- [EXERCISE GOAL]:
Write out the listing below exactly, and omit any images you find in it.

- [RAW DATA]:
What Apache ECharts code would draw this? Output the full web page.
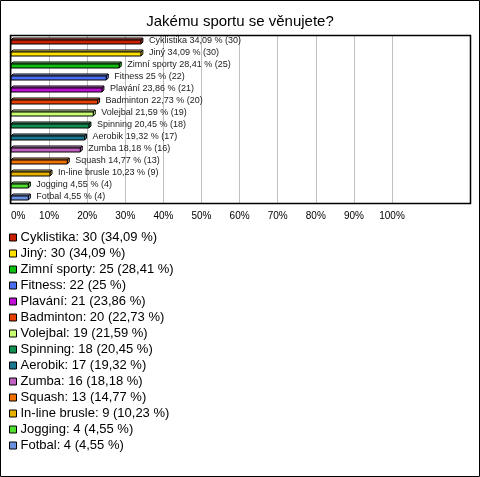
<!DOCTYPE html>
<html>
<head>
<meta charset="utf-8">
<script src="https://cdn.jsdelivr.net/npm/echarts@6/dist/echarts.min.js"></script>
<style>
  html, body { margin: 0; padding: 0; background: #fff; }
  #chart { width: 480px; height: 477px; }
</style>
</head>
<body>
<div id="chart"></div>
<script>
// survey answers (multiple choice, 88 respondents)
var categories = ['Cyklistika', 'Jiný', 'Zimní sporty', 'Fitness', 'Plavání', 'Badminton', 'Volejbal',
  'Spinning', 'Aerobik', 'Zumba', 'Squash', 'In-line brusle', 'Jogging', 'Fotbal']
var counts = [30, 30, 25, 22, 21, 20, 19, 18, 17, 16, 13, 9, 4, 4]
var percents = [34.09, 34.09, 28.41, 25, 23.86, 22.73, 21.59, 20.45, 19.32, 18.18, 14.77, 10.23, 4.55, 4.55]
var colors = ['#c82000', '#ffe000', '#10c010', '#4a6ef0', '#c010d8', '#e84000', '#c8ff70',
  '#109050', '#1a7890', '#c060c0', '#f07000', '#e8b000', '#50e030', '#6a90e0']
var xTicks = [0, 10, 20, 30, 40, 50, 60, 70, 80, 90, 100]

var FONT = '"Liberation Sans", Arial, sans-serif'

function fmtPct(v) {
  return String(v).replace('.', ',')
}

function lighten(hex, k) {
  var n = parseInt(hex.slice(1), 16)
  var r = (n >> 16) & 255, g = (n >> 8) & 255, b = n & 255
  r = Math.round(r + (255 - r) * k); g = Math.round(g + (255 - g) * k); b = Math.round(b + (255 - b) * k)
  return 'rgb(' + r + ',' + g + ',' + b + ')'
}

// 3d-ish bar: front face + top face + right face, label on the right
function renderBar(params, api) {
  var idx = api.value(1)
  var end = api.coord([api.value(0), idx])
  var start = api.coord([0, idx])
  var h = 4, d = 2
  var x0 = start[0], x1 = end[0]
  var y0 = end[1] - 1
  var col = api.visual('color')
  var i = params.seriesIndex
  return {
    type: 'group',
    children: [
      { type: 'polygon', shape: { points: [[x0, y0], [x0 + d, y0 - d], [x1 + d, y0 - d], [x1, y0]] },
        style: { fill: lighten(col, 0.35), stroke: '#000', lineWidth: 1 } },
      { type: 'polygon', shape: { points: [[x1, y0], [x1 + d, y0 - d], [x1 + d, y0 - d + h], [x1, y0 + h]] },
        style: { fill: lighten(col, 0.15), stroke: '#000', lineWidth: 1 } },
      { type: 'rect', shape: { x: x0, y: y0, width: x1 - x0, height: h },
        style: { fill: col, stroke: '#000', lineWidth: 1 } },
      { type: 'text', x: x1 + d + 6, y: end[1],
        style: { text: categories[i] + ' ' + fmtPct(percents[i]) + ' % (' + counts[i] + ')',
          fill: '#222', font: '9px ' + FONT, textVerticalAlign: 'middle' } }
    ]
  }
}

var series = categories.map(function (name, i) {
  return {
    type: 'custom',
    name: name,
    renderItem: renderBar,
    itemStyle: { color: colors[i] },
    data: [[percents[i], i]],
    encode: { x: 0, y: 1 },
    silent: true
  }
})

var chart = echarts.init(document.getElementById('chart'))
chart.setOption({
  animation: false,
  backgroundColor: '#fff',
  textStyle: { fontFamily: FONT },
  title: {
    text: 'Jakému sportu se věnujete?',
    left: 'center',
    top: 9,
    textStyle: { fontSize: 15, fontWeight: 'normal', color: '#000', fontFamily: FONT }
  },
  grid: { left: 11, right: 88, top: 35, bottom: 274, containLabel: false },
  xAxis: {
    type: 'value',
    min: xTicks[0],
    max: xTicks[xTicks.length - 1],
    interval: 10,
    axisLine: { show: false },
    axisTick: { show: false },
    splitLine: { show: true, lineStyle: { color: '#c0c0c0', width: 1 } },
    axisLabel: { formatter: '{value}%', color: '#000', fontSize: 10, margin: 8, fontFamily: FONT,
      alignMinLabel: 'left' }
  },
  yAxis: {
    type: 'category',
    data: categories,
    inverse: true,
    axisLine: { show: false },
    axisTick: { show: false },
    axisLabel: { show: false }
  },
  legend: {
    orient: 'vertical',
    left: 9,
    top: 231,
    padding: 0,
    itemGap: 3,
    itemWidth: 7,
    itemHeight: 7,
    icon: 'rect',
    selectedMode: false,
    itemStyle: { borderColor: '#000', borderWidth: 1 },
    textStyle: { fontSize: 13, color: '#000', fontFamily: FONT, padding: [0, 0, 0, -1] },
    formatter: function (name) {
      var i = categories.indexOf(name)
      return name + ': ' + counts[i] + ' (' + fmtPct(percents[i]) + ' %)'
    },
    data: categories
  },
  graphic: [
    { type: 'rect', shape: { x: 0.5, y: 0.5, width: 479, height: 476 },
      style: { fill: null, stroke: '#000', lineWidth: 1 }, silent: true },
    { type: 'rect', shape: { x: 10.5, y: 35.5, width: 460, height: 168 },
      style: { fill: null, stroke: '#000', lineWidth: 1.5 }, silent: true, z: 10 }
  ],
  series: series
})
</script>
</body>
</html>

- [RESPONSE BELOW]:
What Apache ECharts code would draw this? Output the full web page.
<!DOCTYPE html>
<html>
<head>
<meta charset="utf-8">
<script src="https://cdn.jsdelivr.net/npm/echarts@6/dist/echarts.min.js"></script>
<style>
  html, body { margin: 0; padding: 0; background: #fff; }
  #chart { width: 480px; height: 477px; }
</style>
</head>
<body>
<div id="chart"></div>
<script>
// survey answers (multiple choice, 88 respondents)
var categories = ['Cyklistika', 'Jiný', 'Zimní sporty', 'Fitness', 'Plavání', 'Badminton', 'Volejbal',
  'Spinning', 'Aerobik', 'Zumba', 'Squash', 'In-line brusle', 'Jogging', 'Fotbal']
var counts = [30, 30, 25, 22, 21, 20, 19, 18, 17, 16, 13, 9, 4, 4]
var percents = [34.09, 34.09, 28.41, 25, 23.86, 22.73, 21.59, 20.45, 19.32, 18.18, 14.77, 10.23, 4.55, 4.55]
var colors = ['#c82000', '#ffe000', '#10c010', '#4a6ef0', '#c010d8', '#e84000', '#c8ff70',
  '#109050', '#1a7890', '#c060c0', '#f07000', '#e8b000', '#50e030', '#6a90e0']
var xTicks = [0, 10, 20, 30, 40, 50, 60, 70, 80, 90, 100]

var FONT = '"Liberation Sans", Arial, sans-serif'

function fmtPct(v) {
  return String(v).replace('.', ',')
}

function lighten(hex, k) {
  var n = parseInt(hex.slice(1), 16)
  var r = (n >> 16) & 255, g = (n >> 8) & 255, b = n & 255
  r = Math.round(r + (255 - r) * k); g = Math.round(g + (255 - g) * k); b = Math.round(b + (255 - b) * k)
  return 'rgb(' + r + ',' + g + ',' + b + ')'
}

// 3d-ish bar: front face + top face + right face, label on the right
function renderBar(params, api) {
  var idx = api.value(1)
  var end = api.coord([api.value(0), idx])
  var start = api.coord([0, idx])
  var h = 4, d = 2
  var x0 = start[0], x1 = end[0]
  var y0 = end[1] - 1
  var col = api.visual('color')
  var i = params.seriesIndex
  return {
    type: 'group',
    children: [
      { type: 'polygon', shape: { points: [[x0, y0], [x0 + d, y0 - d], [x1 + d, y0 - d], [x1, y0]] },
        style: { fill: lighten(col, 0.35), stroke: '#000', lineWidth: 1 } },
      { type: 'polygon', shape: { points: [[x1, y0], [x1 + d, y0 - d], [x1 + d, y0 - d + h], [x1, y0 + h]] },
        style: { fill: lighten(col, 0.15), stroke: '#000', lineWidth: 1 } },
      { type: 'rect', shape: { x: x0, y: y0, width: x1 - x0, height: h },
        style: { fill: col, stroke: '#000', lineWidth: 1 } },
      { type: 'text', x: x1 + d + 6, y: end[1],
        style: { text: categories[i] + ' ' + fmtPct(percents[i]) + ' % (' + counts[i] + ')',
          fill: '#222', font: '9px ' + FONT, textVerticalAlign: 'middle' } }
    ]
  }
}

var series = categories.map(function (name, i) {
  return {
    type: 'custom',
    name: name,
    renderItem: renderBar,
    itemStyle: { color: colors[i] },
    data: [[percents[i], i]],
    encode: { x: 0, y: 1 },
    silent: true
  }
})

var chart = echarts.init(document.getElementById('chart'))
chart.setOption({
  animation: false,
  backgroundColor: '#fff',
  textStyle: { fontFamily: FONT },
  title: {
    text: 'Jakému sportu se věnujete?',
    left: 'center',
    top: 9,
    textStyle: { fontSize: 15, fontWeight: 'normal', color: '#000', fontFamily: FONT }
  },
  grid: { left: 11, right: 88, top: 35, bottom: 274, containLabel: false },
  xAxis: {
    type: 'value',
    min: xTicks[0],
    max: xTicks[xTicks.length - 1],
    interval: 10,
    axisLine: { show: false },
    axisTick: { show: false },
    splitLine: { show: true, lineStyle: { color: '#c0c0c0', width: 1 } },
    axisLabel: { formatter: '{value}%', color: '#000', fontSize: 10, margin: 8, fontFamily: FONT,
      alignMinLabel: 'left' }
  },
  yAxis: {
    type: 'category',
    data: categories,
    inverse: true,
    axisLine: { show: false },
    axisTick: { show: false },
    axisLabel: { show: false }
  },
  legend: {
    orient: 'vertical',
    left: 9,
    top: 231,
    padding: 0,
    itemGap: 3,
    itemWidth: 7,
    itemHeight: 7,
    icon: 'rect',
    selectedMode: false,
    itemStyle: { borderColor: '#000', borderWidth: 1 },
    textStyle: { fontSize: 13, color: '#000', fontFamily: FONT, padding: [0, 0, 0, -1] },
    formatter: function (name) {
      var i = categories.indexOf(name)
      return name + ': ' + counts[i] + ' (' + fmtPct(percents[i]) + ' %)'
    },
    data: categories
  },
  graphic: [
    { type: 'rect', shape: { x: 0.5, y: 0.5, width: 479, height: 476 },
      style: { fill: null, stroke: '#000', lineWidth: 1 }, silent: true },
    { type: 'rect', shape: { x: 10.5, y: 35.5, width: 460, height: 168 },
      style: { fill: null, stroke: '#000', lineWidth: 1.5 }, silent: true, z: 10 }
  ],
  series: series
})
</script>
</body>
</html>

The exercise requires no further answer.